A Phoenix Rises from the Ashes: A look back at one of Tucson’s most astonishing space missions in an excerpt from the upcoming book 'Discovering Mars'

A successful and historic Mars landing occurred during the eventful first decade of the 21st century. NASA’s Discovery program of small, competitively selected missions led by individual scientists was proving to be a success not only in terms of cost-effective science return, but also in terms of innovative ideas captured for new missions. (The program typically attracted around 25– 30 proposals from the planetary science community for each of the four open competitive opportunities that had been announced since 1994.) However, the program presented an additional hurdle for Mars exploration: while Mars missions could be proposed to Discovery, they had to compete with outstanding mission proposals to the rest of the solar system and thus had low odds of success and couldn’t be built into a more strategic component of NASA’s Mars program. G. Scott Hubbard and others thus came up with the idea of creating a low-cost and high-innovation set of missions following the Discovery model, but specifically for NASA’s long-term Mars Exploration Program. The resulting “Mars Scout” program announced its first mission proposal opportunity in 2002. Around 25 proposals were submitted, reinforcing the notion that the community had lots of great Mars-specific mission ideas to pitch to NASA.

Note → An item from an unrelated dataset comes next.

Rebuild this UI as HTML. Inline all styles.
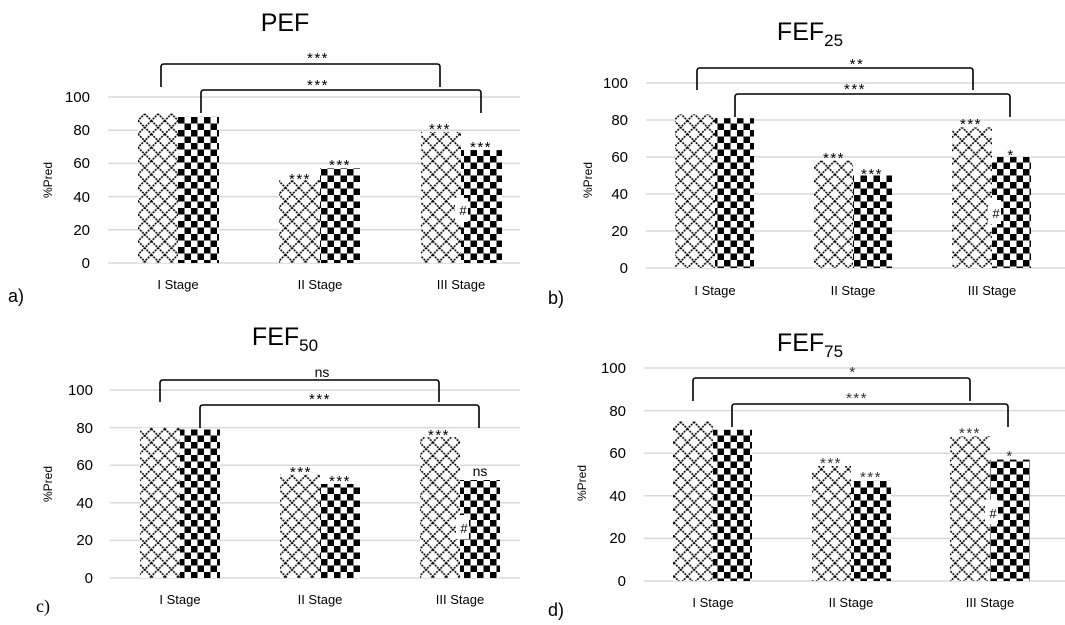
<!DOCTYPE html>
<html><head><meta charset="utf-8"><style>
html,body{margin:0;padding:0;background:#fff;}
svg{display:block;font-family:"Liberation Sans",sans-serif;}
</style></head><body>
<svg width="1065" height="625" viewBox="0 0 1065 625" xmlns="http://www.w3.org/2000/svg">
<defs>
<pattern id="dia" width="13.4" height="13.4" patternUnits="userSpaceOnUse" x="138" y="0">
<rect width="13.4" height="13.4" fill="#fff"/>
<path d="M0 0L13.4 13.4M13.4 0L0 13.4" stroke="#000" stroke-width="1.6" stroke-dasharray="2 1"/>
</pattern>
<pattern id="chk" width="13" height="13" patternUnits="userSpaceOnUse" x="178" y="0">
<rect width="13" height="13" fill="#fff"/>
<rect x="0" y="0" width="6.5" height="6.5" fill="#000"/>
<rect x="6.5" y="6.5" width="6.5" height="6.5" fill="#000"/>
</pattern>
<style>.st{font-size:15px;letter-spacing:1.5px;}</style>
</defs>
<g fill="#000">

<!-- Panel a -->
<g stroke="#d9d9d9" stroke-width="1.5">
<line x1="108" y1="263" x2="520" y2="263"/><line x1="108" y1="229.8" x2="520" y2="229.8"/><line x1="108" y1="196.6" x2="520" y2="196.6"/><line x1="108" y1="163.4" x2="520" y2="163.4"/><line x1="108" y1="130.2" x2="520" y2="130.2"/><line x1="108" y1="97" x2="520" y2="97"/>
</g>
<g font-size="15" text-anchor="end">
<text x="90" y="268">0</text><text x="90" y="235">20</text><text x="90" y="202">40</text><text x="90" y="168">60</text><text x="90" y="135">80</text><text x="90" y="102">100</text>
</g>
<text transform="translate(52,180) rotate(-90)" font-size="12" text-anchor="middle">%Pred</text>
<rect x="138" y="113.6" width="40" height="149.4" fill="url(#dia)"/>
<rect x="178" y="116.9" width="41" height="146.1" fill="url(#chk)"/>
<rect x="279" y="180" width="41" height="83" fill="url(#dia)"/>
<rect x="320" y="168.4" width="40" height="94.6" fill="url(#chk)"/>
<rect x="421" y="131.9" width="40" height="131.1" fill="url(#dia)"/>
<rect x="461" y="150.1" width="41" height="112.9" fill="url(#chk)"/>
<rect x="455" y="198" width="13" height="24" fill="#fff"/><text x="463" y="215" font-size="13" text-anchor="middle">#</text>
<g font-size="13" text-anchor="middle">
<text x="178" y="289">I Stage</text><text x="320" y="289">II Stage</text><text x="461" y="289">III Stage</text>
</g>
<text x="285" y="31" font-size="25" text-anchor="middle">PEF</text>
<path d="M161 87V67Q161 64 164 64H437Q440 64 440 67V87M201 113V93Q201 90 204 90H478Q481 90 481 93V113" fill="none" stroke="#000" stroke-width="1.6"/>
<g class="st" text-anchor="middle">
<text x="318" y="63">***</text><text x="318" y="90">***</text>
<text x="300" y="184">***</text><text x="340" y="170">***</text><text x="440" y="134">***</text><text x="481" y="152">***</text>
</g>
<text x="8" y="302" font-size="18">a)</text>

<!-- Panel b -->
<g stroke="#d9d9d9" stroke-width="1.5">
<line x1="646" y1="268" x2="1065" y2="268"/><line x1="646" y1="231" x2="1065" y2="231"/><line x1="646" y1="194" x2="1065" y2="194"/><line x1="646" y1="157" x2="1065" y2="157"/><line x1="646" y1="120" x2="1065" y2="120"/><line x1="646" y1="83" x2="1065" y2="83"/>
</g>
<g font-size="15" text-anchor="end">
<text x="628" y="273">0</text><text x="628" y="236">20</text><text x="628" y="199">40</text><text x="628" y="162">60</text><text x="628" y="125">80</text><text x="628" y="88">100</text>
</g>
<text transform="translate(592,180) rotate(-90)" font-size="12" text-anchor="middle">%Pred</text>
<rect x="675" y="114.4" width="40" height="153.6" fill="url(#dia)"/>
<rect x="715" y="118.2" width="39" height="149.8" fill="url(#chk)"/>
<rect x="814" y="160.7" width="39" height="107.3" fill="url(#dia)"/>
<rect x="853" y="175.5" width="39" height="92.5" fill="url(#chk)"/>
<rect x="952" y="127.4" width="40" height="140.6" fill="url(#dia)"/>
<rect x="992" y="157" width="39" height="111" fill="url(#chk)"/>
<rect x="988" y="200" width="13" height="24" fill="#fff"/><text x="996" y="218" font-size="13" text-anchor="middle">#</text>
<g font-size="13" text-anchor="middle">
<text x="715" y="295">I Stage</text><text x="853" y="295">II Stage</text><text x="992" y="295">III Stage</text>
</g>
<text x="810" y="40" font-size="25" text-anchor="middle">FEF<tspan font-size="17" dy="6">25</tspan></text>
<path d="M697 90V71Q697 68 700 68H970Q973 68 973 71V90M735 117V97Q735 94 738 94H1007Q1010 94 1010 97V117" fill="none" stroke="#000" stroke-width="1.6"/>
<g class="st" text-anchor="middle">
<text x="857" y="69">**</text><text x="855" y="94">***</text>
<text x="834" y="163">***</text><text x="872" y="179">***</text><text x="971" y="129">***</text><text x="1011" y="160">*</text>
</g>
<text x="548" y="304" font-size="18">b)</text>

<!-- Panel c -->
<g stroke="#d9d9d9" stroke-width="1.5">
<line x1="110" y1="578" x2="520" y2="578"/><line x1="110" y1="540.4" x2="520" y2="540.4"/><line x1="110" y1="502.8" x2="520" y2="502.8"/><line x1="110" y1="465.2" x2="520" y2="465.2"/><line x1="110" y1="427.6" x2="520" y2="427.6"/><line x1="110" y1="390" x2="520" y2="390"/>
</g>
<g font-size="15" text-anchor="end">
<text x="93" y="583">0</text><text x="93" y="545">20</text><text x="93" y="508">40</text><text x="93" y="470">60</text><text x="93" y="433">80</text><text x="93" y="395">100</text>
</g>
<text transform="translate(52,484) rotate(-90)" font-size="12" text-anchor="middle">%Pred</text>
<rect x="140" y="427.6" width="40" height="150.4" fill="url(#dia)"/>
<rect x="180" y="429.5" width="40" height="148.5" fill="url(#chk)"/>
<rect x="280" y="474.6" width="40" height="103.4" fill="url(#dia)"/>
<rect x="320" y="484" width="40" height="94" fill="url(#chk)"/>
<rect x="420" y="437" width="40" height="141" fill="url(#dia)"/>
<rect x="460" y="480" width="40" height="98" fill="url(#chk)"/>
<rect x="456" y="515" width="13" height="24" fill="#fff"/><text x="464" y="533" font-size="13" text-anchor="middle">#</text>
<g font-size="13" text-anchor="middle">
<text x="180" y="604">I Stage</text><text x="320" y="604">II Stage</text><text x="460" y="604">III Stage</text>
</g>
<text x="285" y="345" font-size="25" text-anchor="middle">FEF<tspan font-size="17" dy="6">50</tspan></text>
<path d="M160 402V383Q160 380 163 380H436Q439 380 439 383V402M200 428V408Q200 405 203 405H476Q479 405 479 408V428" fill="none" stroke="#000" stroke-width="1.6"/>
<g class="st" text-anchor="middle">
<text x="320" y="404">***</text>
<text x="301" y="477">***</text><text x="340" y="486">***</text><text x="439" y="440">***</text>
</g>
<g font-size="14" text-anchor="middle">
<text x="322" y="377">ns</text><text x="480" y="476">ns</text>
</g>
<text x="36" y="612" font-size="18" font-family="Liberation Serif,serif">c)</text>

<!-- Panel d -->
<g stroke="#d9d9d9" stroke-width="1.5">
<line x1="644" y1="581" x2="1065" y2="581"/><line x1="644" y1="538.4" x2="1065" y2="538.4"/><line x1="644" y1="495.8" x2="1065" y2="495.8"/><line x1="644" y1="453.2" x2="1065" y2="453.2"/><line x1="644" y1="410.6" x2="1065" y2="410.6"/><line x1="644" y1="368" x2="1065" y2="368"/>
</g>
<g font-size="15" text-anchor="end">
<text x="626" y="586">0</text><text x="626" y="543">20</text><text x="626" y="501">40</text><text x="626" y="458">60</text><text x="626" y="416">80</text><text x="626" y="373">100</text>
</g>
<text transform="translate(586,483) rotate(-90)" font-size="12" text-anchor="middle">%Pred</text>
<rect x="673" y="421.3" width="40" height="159.7" fill="url(#dia)"/>
<rect x="713" y="429.8" width="39" height="151.2" fill="url(#chk)"/>
<rect x="812" y="466" width="39" height="115" fill="url(#dia)"/>
<rect x="851" y="480.9" width="40" height="100.1" fill="url(#chk)"/>
<rect x="950" y="436.2" width="40" height="144.8" fill="url(#dia)"/>
<rect x="990" y="459.6" width="40" height="121.4" fill="url(#chk)"/>
<rect x="985" y="500" width="13" height="24" fill="#fff"/><text x="993" y="518" font-size="13" text-anchor="middle">#</text>
<g font-size="13" text-anchor="middle">
<text x="713" y="607">I Stage</text><text x="851" y="607">II Stage</text><text x="990" y="607">III Stage</text>
</g>
<text x="810" y="351" font-size="25" text-anchor="middle">FEF<tspan font-size="17" dy="6">75</tspan></text>
<path d="M693 401V381Q693 378 696 378H967Q970 378 970 381V401M732 427V407Q732 404 735 404H1005Q1008 404 1008 407V427" fill="none" stroke="#000" stroke-width="1.6"/>
<g class="st" text-anchor="middle" fill="#333">
<text x="853" y="377">*</text><text x="857" y="403">***</text>
<text x="831" y="468">***</text><text x="871" y="482">***</text><text x="970" y="438">***</text><text x="1010" y="461">*</text>
</g>
<text x="548" y="616" font-size="18">d)</text>
</g>
</svg>
</body></html>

The winner of that first Mars Scout competition, announced in 2003, was a mission called Phoenix, designed to study polar processes on the Red Planet using the mothballed copy of the failed MPL design that had been designated for the canceled Mars Surveyor ’01 lander. The mission was led by the University of Arizona (the first Mars mission ever led by a public university), in collaboration with JPL, Lockheed, NASA/Langley, and other partners. This time Peter Smith, the impish lead of the Mars Pathfinder camera team who had helped make that mission so successful and influential, would lead an entire mission of his own. Part of the mission’s goal was to recover some of the science of MPL, but more importantly the mission was also designed to be a “ground truth” test of new results that had come from orbital imaging and spectroscopy since then. This time the mission would be targeted for a high northern latitude (68°N), partly because of celestial mechanics considerations, but also partly because Mars Odyssey Gamma Ray Spectrometer (GRS) and Neutron Spectrometer (NS) mapping data had supported the hypothesis that significant amounts of ground ice were buried just below the surface at those high latitudes. Could Phoenix verify the Odyssey results from the ground? If so, the Odyssey maps could be used with confidence to identify ice deposits elsewhere on the planet.

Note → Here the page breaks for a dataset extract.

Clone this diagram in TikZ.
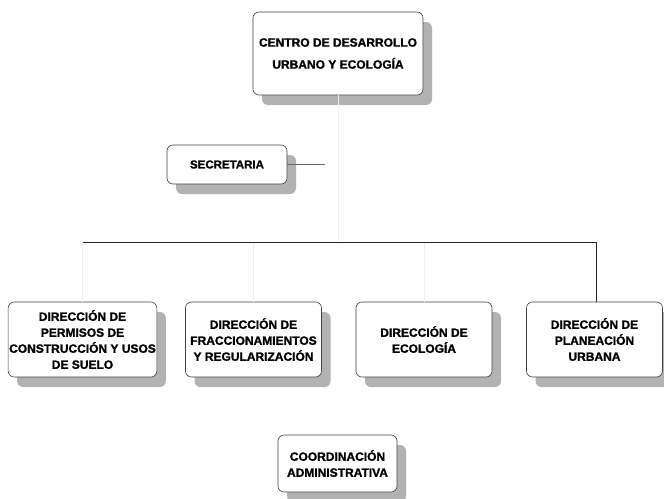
\documentclass[tikz,border=0pt]{standalone}
\usepackage{fontspec}
\setmainfont{Liberation Sans}[BoldFeatures={FakeBold=1.3}]
\usetikzlibrary{shadows}
\definecolor{shade}{RGB}{178,178,178}
\definecolor{faintline}{RGB}{240,240,240}
\tikzset{
  unitbox/.style={draw=black!75, line width=0.6pt, fill=white, rounded corners=6pt,
    align=center, inner sep=1pt, font=\bfseries\fontsize{12}{16}\selectfont,
    drop shadow={shadow xshift=9pt, shadow yshift=-10pt, fill=shade, opacity=1},
    minimum width=136pt, minimum height=75pt},
  link/.style={draw=black!85, line width=0.7pt},
  ghost/.style={draw=faintline, line width=0.7pt}
}
\begin{document}
\begin{tikzpicture}[x=1pt,y=-1pt]
\useasboundingbox (0,0) rectangle (664,498);
% top
\node[unitbox, minimum width=170pt, minimum height=83pt, font=\bfseries\fontsize{12}{22}\selectfont]
  (centro) at (338,53.5) {CENTRO DE DESARROLLO\\URBANO Y ECOLOGÍA};
\node[unitbox, minimum width=120pt, minimum height=39pt, font=\bfseries\fontsize{11.5}{14}\selectfont]
  (secre) at (227,164.5) {SECRETARIA};
\coordinate (secend) at (325,164.5);
\draw[link, draw=black!60] (secre) -- (secend);
% direcciones
\foreach \x/\nm/\txt in {82.5/permisos/{DIRECCIÓN DE\\PERMISOS DE\\CONSTRUCCIÓN Y USOS\\DE SUELO},
    253.5/fracc/{DIRECCIÓN DE\\FRACCIONAMIENTOS\\Y REGULARIZACIÓN},
    424/ecol/{DIRECCIÓN DE\\ECOLOGÍA},
    594.5/planea/{DIRECCIÓN DE\\PLANEACIÓN\\URBANA}}{
  \node[unitbox] (\nm) at (\x,339.5) {\txt};
}
\coordinate (busl) at (82.5,242);
\coordinate (busr) at (596,242);
\draw[ghost] (centro) -- (centro |- busl);
\foreach \nm in {permisos,fracc,ecol}{
  \draw[ghost] (\nm.north) -- (\nm.north |- busl);
}
\draw[link] (busl) -- (busr) -- (busr |- planea.north);
% coordinacion
\node[unitbox, minimum width=119pt, minimum height=57pt] (coord) at (337.5,463.5) {COORDINACIÓN\\ADMINISTRATIVA};
\end{tikzpicture}
\end{document}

The Phoenix scientific instruments included a high-resolution color stereo camera system known as the Surface Stereo Imager (SSI) built by the University of Arizona, situated atop an extended mast at a height two meters above the ground in order to simulate the 3D view that a tall person would have standing on the surface; another color camera on the lander’s robotic arm for close-up imaging of the surface; a mass spectrometer called the Thermal and Evolved Gas Analyzer (TEGA) with eight small ovens that the arm could drop samples into for chemical analysis; a small “wet chemistry” lab called the Microscopy, Electrochemistry and Conductive Analyzer (MECA), where chemistry and microscopy experiments could be performed on arm-delivered soil samples; special probes and sensors to measure the temperature, humidity and other properties of the soil and atmosphere; and a special rotating digging/scraping tool called a rasp that was designed to enable some of the hoped-for ice to be scooped up and delivered to the lander’s chemistry instruments.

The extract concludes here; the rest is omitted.